Sci Total Environ. 2025 Jan 15:960:178384. doi: 10.1016/j.scitotenv.2025.178384. Epub 2025 Jan 9.

Abstract

This study integrated data-driven interpretable machine learning (ML) with statistical methods, complemented by knowledge-driven discrimination diagrams, to identify the primary driving factors of heavy metal (HM) and polycyclic aromatic hydrocarbon (PAH) contamination in agricultural soils influenced by complex sources in a rapidly industrializing region of a megacity in southern China. First, the statistical characteristics of the concentrations of HMs and PAHs, and their correlations with the environmental covariates were explored. Three ML models and a statistical model comprising multiple environmental variable predictors were developed and assessed to predict the concentration of HMs in the agricultural soil. The Shapley Additive Explanations (SHAP) tool was introduced to reveal the influences of the main driving factors on pollutant concentrations. In addition, knowledge-based discrimination diagrams were adopted to discriminate the potential sources of the PAHs. Our findings indicated that Cd, Hg and Cu could be effectively predicted by the LightGBM and RF models.
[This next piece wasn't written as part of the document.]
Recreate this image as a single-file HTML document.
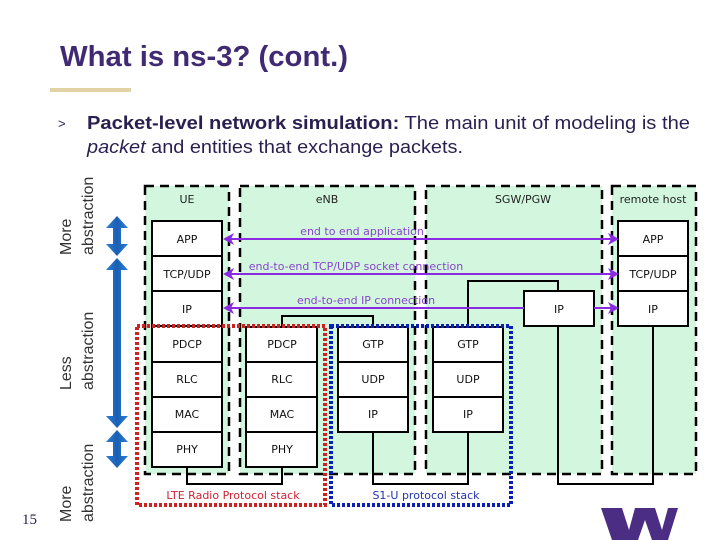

The identification of pollution drivers revealed that traffic emission, industry activity and irrigation significantly contributed to the pollution of Cd, Hg, Cu and high-ring PAHs in the study area, while the soil nature properties including SOM and pH also played crucial roles in influencing the HM and PAH concentrations. This work introduced an innovative approach to leverage ML for understanding complex urban soil pollution, thereby setting a precedent for data-driven environmental protection strategies to mitigate the pollution of HMs and PAHs. Future research is encouraged to optimize the models, enhance the prediction accuracy, and incorporate a broader range of influential parameters.

Keywords: Heavy metals; Machine learning; Pollution driving factors; Polycyclic aromatic hydrocarbons; Shapley additive explanations; Soil pollution.